Multi-Pronged Approach

It has been suggested that the most successful campaigning bodies, such as Greenpeace, function “through multi-pronged channels of official, semi-official and illicit activity to negotiate specific ends” (Perry 2010, p.8). They operate under several different ‘hats’ – as a registered charity for raising funds (sometimes even stooping so low as to employ the cynical marketing strategies of the ‘charity-mugger’ on the street) and, at once, as a band of renegade activists aboard the Rainbow Warrior causing real disruption to cruel and exploitative practices and playing tactical media games. They demonstrate a “positive disengagement” (Fisher 2006) from the mainstream, coupled with a savvy co-option of the system, where it clearly presents itself as a more productive solution.

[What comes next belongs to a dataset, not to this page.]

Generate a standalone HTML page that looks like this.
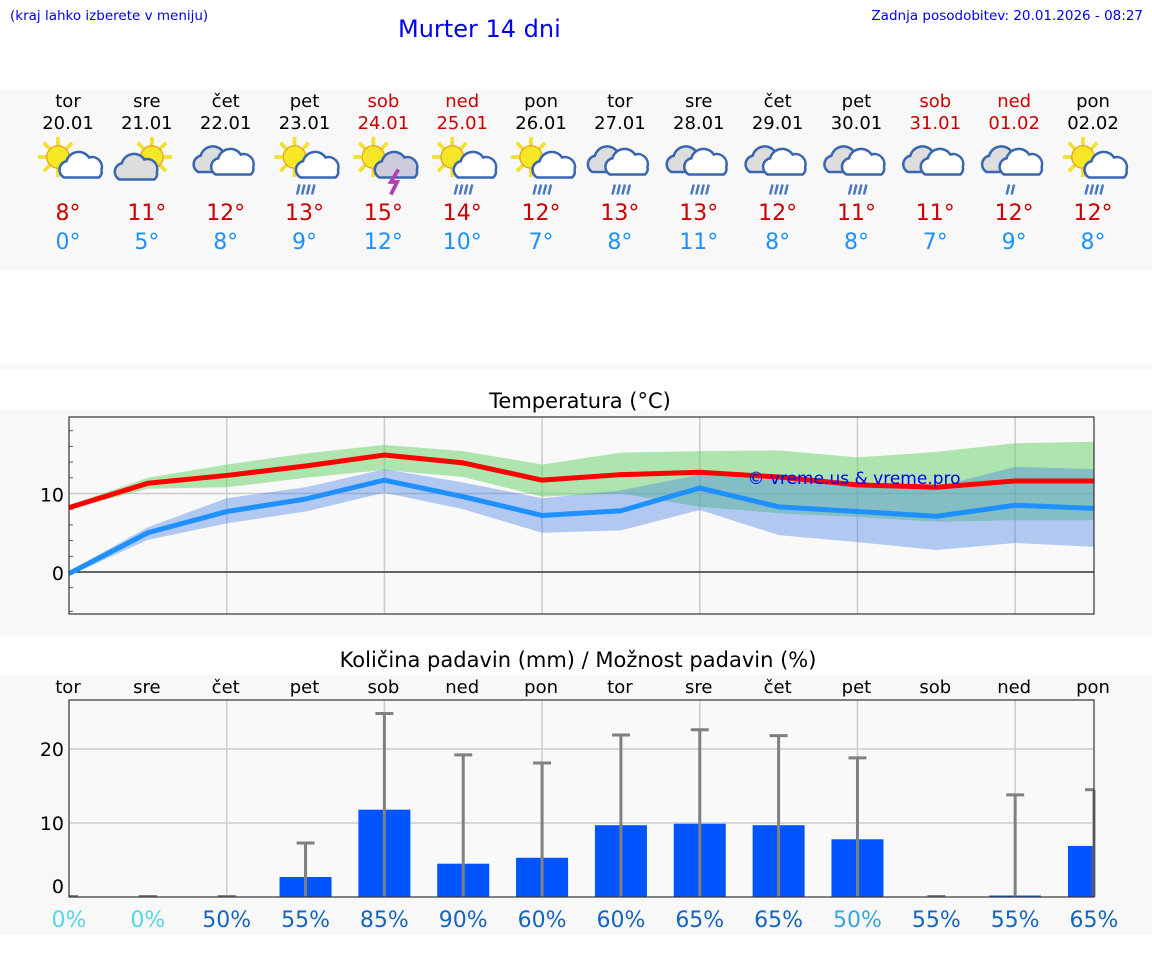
<!DOCTYPE html>
<html><head><meta charset="utf-8">
<style>
body{margin:0;width:1152px;height:975px;background:#fff;font-family:"DejaVu Sans","Liberation Sans",sans-serif;position:relative;overflow:hidden}
.abs{position:absolute}
</style></head><body>
<div class="abs" style="left:10px;top:8px;font-size:13.5px;color:#0000ee">(kraj lahko izberete v meniju)</div>
<div class="abs" style="left:398px;top:15px;font-size:24px;color:#0000ee">Murter 14 dni</div>
<div class="abs" style="right:9px;top:8px;font-size:13.5px;color:#0000ee">Zadnja posodobitev: 20.01.2026 - 08:27</div>
<div class="abs" style="left:0;top:90px;width:1152px;height:180px;background:#f8f8f8"></div>
<div class="abs" style="left:0;top:365px;width:1152px;height:5px;background:#f8f8f8"></div>
<div class="abs" style="left:0;top:410px;width:1152px;height:225px;background:#f8f8f8"></div>
<div class="abs" style="left:0;top:675px;width:1152px;height:260px;background:#f8f8f8"></div>
<svg class="abs" style="left:0;top:0" width="1152" height="975" id="svg" font-family="DejaVu Sans, Liberation Sans, sans-serif"></svg>
<script>
const days=["tor","sre","čet","pet","sob","ned","pon","tor","sre","čet","pet","sob","ned","pon"];
const dates=["20.01","21.01","22.01","23.01","24.01","25.01","26.01","27.01","28.01","29.01","30.01","31.01","01.02","02.02"];
const weekend=[0,0,0,0,1,1,0,0,0,0,0,1,1,0];
const icons=["sunc","suncl","cloud","sunrain","sunstorm","sunrain","sunrain","rain","rain","rain","rain","cloud","rain1","sunrain"];
const hiLabels=[8,11,12,13,15,14,12,13,13,12,11,11,12,12];
const loLabels=[0,5,8,9,12,10,7,8,11,8,8,7,9,8];
const tMax=[8.2,11.3,12.3,13.5,14.9,13.9,11.7,12.4,12.7,12.1,11.1,10.8,11.6,11.6];
const tMin=[-0.2,5.0,7.7,9.3,11.7,9.6,7.2,7.8,10.7,8.3,7.7,7.1,8.5,8.1];
const maxHi=[8.5,12.0,13.7,15.1,16.2,15.4,13.7,15.2,15.4,15.5,14.6,15.3,16.4,16.6];
const maxLo=[8.0,10.6,10.8,12.0,13.0,12.1,9.6,10.0,8.3,7.5,7.0,6.4,6.6,6.6];
const minHi=[0.1,5.7,9.4,10.8,13.1,11.4,9.4,10.4,12.4,11.7,11.1,10.8,13.4,13.1];
const minLo=[-0.5,4.1,6.2,7.7,10.1,8.0,5.0,5.3,7.9,4.7,3.8,2.8,3.7,3.2];
const tTicks=[0,10];
const precip=[0,0,0,2.7,11.8,4.5,5.3,9.7,9.9,9.7,7.8,0,0.2,6.9];
const precipMax=[0,0,0,7.3,24.8,19.2,18.1,21.9,22.6,21.8,18.8,0,13.8,14.5];
const prob=[0,0,50,55,85,90,60,60,65,65,50,55,55,65];
const pTicks=[0,10,20];

const NS="http://www.w3.org/2000/svg",svg=document.getElementById('svg');
function el(t,a,p){const e=document.createElementNS(NS,t);for(const k in a)e.setAttribute(k,a[k]);(p||svg).appendChild(e);return e;}
const X0=69,X1=1094,dx=(X1-X0)/13;
const dayX=i=>X0+i*dx;
for(let i=0;i<14;i++){
  const x=dayX(i)-1, col=weekend[i]?"#cc0000":"#000";
  let t=el('text',{x:x,y:107,'text-anchor':'middle','font-size':18,fill:col});t.textContent=days[i];
  
  t=el('text',{x:x,y:129,'text-anchor':'middle','font-size':18,fill:col});t.textContent=dates[i];
  
  t=el('text',{x:x,y:220,'text-anchor':'middle','font-size':22,fill:"#cc0000"});t.textContent=hiLabels[i]+"°";
  
  t=el('text',{x:x,y:249,'text-anchor':'middle','font-size':22,fill:"#1e90ff"});t.textContent=loLabels[i]+"°";
  
  const g=el('g',{transform:`translate(${x},162) scale(1.25)`});
  
  const k=icons[i];
  const sun=(cx,cy)=>{for(let a=0;a<8;a++){const r=a*Math.PI/4;el('line',{x1:cx+Math.cos(r)*9,y1:cy+Math.sin(r)*9,x2:cx+Math.cos(r)*16,y2:cy+Math.sin(r)*16,stroke:"#f2e030",'stroke-width':3},g);}el('circle',{cx:cx,cy:cy,r:9,fill:"#f5e626",stroke:"#e8a020",'stroke-width':1},g);};
  const cloud=(cx,cy,s,f)=>{el('path',{d:`M${cx-14*s},${cy+8*s} a7 7 0 0 1 2,-13 a10 10 0 0 1 18,-3 a8 8 0 0 1 10,10 a6 6 0 0 1 -2,6 z`,fill:f,stroke:"#3a66b0",'stroke-width':2},g);};
  if(k.startsWith('sun')&&k!=='suncl'){sun(-8,-4);cloud(8,6,0.8,k==='sunstorm'?"#ccd":"#fff");}
  if(k==='suncl'){sun(4,-4);cloud(-8,6,1,"#ddd");}
  if(k==='cloud'||k==='rain'||k==='rain1'){cloud(-8,0,1,"#ddd");cloud(6,2,1,"#fff");}
  if(k.includes('rain')){const n=k==='rain1'?2:4;for(let j=0;j<n;j++)el('line',{x1:-4+j*4,y1:18,x2:-6+j*4,y2:26,stroke:"#4a78c0",'stroke-width':2},g);}
  if(k==='sunstorm')el('path',{d:"M12,6 L6,16 L11,16 L6,26",stroke:"#b040b0",'stroke-width':3,fill:'none'},g);
}
const TY=v=>572-v*7.85;
let t=el('text',{x:580,y:408,'text-anchor':'middle','font-size':21,fill:"#000"});t.textContent="Temperatura (°C)";

el('rect',{x:X0,y:417,width:X1-X0,height:197,fill:"#f9f9f9"});
for(let i=2;i<13;i+=2)el('line',{x1:dayX(i),y1:417,x2:dayX(i),y2:614,stroke:"#ccc",'stroke-width':1.5});
for(const v of [-5,-2,2,4,6,8,12,14,16,18])el('line',{x1:X0,y1:TY(v),x2:X0+4,y2:TY(v),stroke:"#555"});
tTicks.forEach(v=>{el('line',{x1:X0,y1:TY(v),x2:X1,y2:TY(v),stroke:v===0?"#333":"#ccc",'stroke-width':1.5});
 const tt=el('text',{x:64,y:TY(v)+8,'text-anchor':'end','font-size':19});tt.textContent=v;
 });
function band(hi,lo,fill,name){let d="";hi.forEach((v,i)=>d+=(i?"L":"M")+dayX(i)+","+TY(v));for(let i=lo.length-1;i>=0;i--)d+="L"+dayX(i)+","+TY(lo[i]);
 const p=el('path',{d:d+"Z",fill:fill});}
function line(a,c,name){const p=el('polyline',{points:a.map((v,i)=>dayX(i)+","+TY(v)).join(" "),fill:"none",stroke:c,'stroke-width':5,'stroke-linejoin':'round'});
 }
band(maxHi,maxLo,"rgba(100,210,100,0.5)","max-temp-range");
band(minHi,minLo,"rgba(70,130,230,0.4)","min-temp-range");
line(tMax,"#ff0000","max-temp-line");line(tMin,"#1e90ff","min-temp-line");
el('rect',{x:X0,y:417,width:X1-X0,height:197,fill:"none",stroke:"#333",'stroke-width':1.2});
t=el('text',{x:854,y:484,'text-anchor':'middle','font-size':17,fill:"#0000ee"});t.textContent="© vreme.us & vreme.pro";

const PY=v=>897-v*7.4;
t=el('text',{x:578,y:667,'text-anchor':'middle','font-size':21});t.textContent="Količina padavin (mm) / Možnost padavin (%)";

el('rect',{x:X0,y:700,width:X1-X0,height:197,fill:"#f9f9f9"});
for(let i=2;i<13;i+=2)el('line',{x1:dayX(i),y1:700,x2:dayX(i),y2:897,stroke:"#ccc",'stroke-width':1.5});
pTicks.forEach(v=>{if(v)el('line',{x1:X0,y1:PY(v),x2:X1,y2:PY(v),stroke:"#ccc",'stroke-width':1.5});
 const tt=el('text',{x:64,y:PY(v)+(v?7:-4),'text-anchor':'end','font-size':19});tt.textContent=v;
 });
for(let i=0;i<14;i++){
  const x=dayX(i);
  let d=el('text',{x:x-1,y:693,'text-anchor':'middle','font-size':18});d.textContent=days[i];
  
  if(precip[i]>0){const b=el('rect',{x:x-26,y:PY(precip[i]),width:Math.min(52,X1-x+26),height:precip[i]*7.4,fill:"#0055ff"});
   }
  if(precipMax[i]>0){el('line',{x1:x,y1:PY(0),x2:x,y2:PY(precipMax[i]),stroke:"#808080",'stroke-width':3});
   el('line',{x1:x-9,y1:PY(precipMax[i]),x2:Math.min(x+9,X1),y2:PY(precipMax[i]),stroke:"#808080",'stroke-width':3});}
  else el('line',{x1:Math.max(x-9,X0),y1:896,x2:x+9,y2:896,stroke:"#808080",'stroke-width':2});
  const col=prob[i]===0?"#55d5e8":(i===10?"#38a4e0":"#1565c0");
  const p=el('text',{x:x,y:927,'text-anchor':'middle','font-size':22,fill:col});p.textContent=prob[i]+"%";
  
}
el('rect',{x:X0,y:700,width:X1-X0,height:197,fill:"none",stroke:"#333",'stroke-width':1.2});
</script>
</body></html>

It is possible that the new model for a ‘reconciled artistic practice’ could take a similar form, where the artist (or preferably the collective of artists) balances a variety of activities across different fields. Described as “a group of freelance artist-designer-activists committed to social and economic change” (Myers 2007), Superflex do not ‘abandon’ the art world altogether and, in addition to the projects described above, they continue to work on commissions for its major institutions. For example, in 2009 they made a series of short films The Financial Crisis (Session I-V) for the art market’s number one annual trade fair – Frieze. Like the Lab of ii and following in a long lineage of institutional critique, Superflex appear to understand the benefits of being able to use the system by infiltrating it, criticising and beginning to change it from within.

It now seems evident that our success at adapting to this multi-pronged mode of operation, which straddles real political action, activism and art world insider jobs, depends on our flexibility in approaching different tasks – our ability to wear these different ‘hats’ with conviction and our adeptness at switching between roles. So here it becomes possible to identify the second of the characteristics of neoliberalism which we might aim to salvage. For it is “the very hallmarks of management in a post-Fordist, Control society” – our ‘flexibility’, ‘nomadism’ and ‘spontaneity’” (Fisher 2009, p.28) which we must now begin utilise, as well as our ability to cope with and adapt to change. Both very useful skills to have as the temperatures begin to rise and the food stocks begin to run low.

The final characteristic particular to the career-minded artist, which we must aim to reconfigure as central to our new roles in the twenty-first century, is our work-ethic, which results from our comparatively high levels of intrinsic motivation (Abbing 2002, p.82). The acceleration of work rates is something which has developed across the board under neoliberalism to the extent that we are now “bound” to our work in an “anxious embrace”…

“Managers, scientists, lobbyists, researchers, programmers, developers, consultants and engineers, literally never stop working. Even their sex lives serve to augment productivity.” (The Invisible Committee 2009, p.47)

However, it is the artist’s ability and willingness to work twenty-four-seven often in situations completely removed from wage-labour relations, that makes us ‘exceptional’ (Abbing 2002) and offers the potential, even, to act as a paradigm for a general approach to work in a world beyond capital. For it is this position of “radical autonomy” which presents the opportunity for “real education of our socialised senses and human potentials that releases development in all directions” (Ray 2009, p.546). We continue, over the course of our lives, to relentlessly acquire knowledge, self-reflect and develop, adapt, evolve and act – not for money, but because something inside us – something inherent in our ‘character’ – compels us to. If we could only succeed in “freeing” a small fraction of this exceptional motivation “from the self-destructive narcissist ego” (Araeen 2009, p.683) and releasing it in a more selfless and functional direction, it could still be a hugely positive force for change.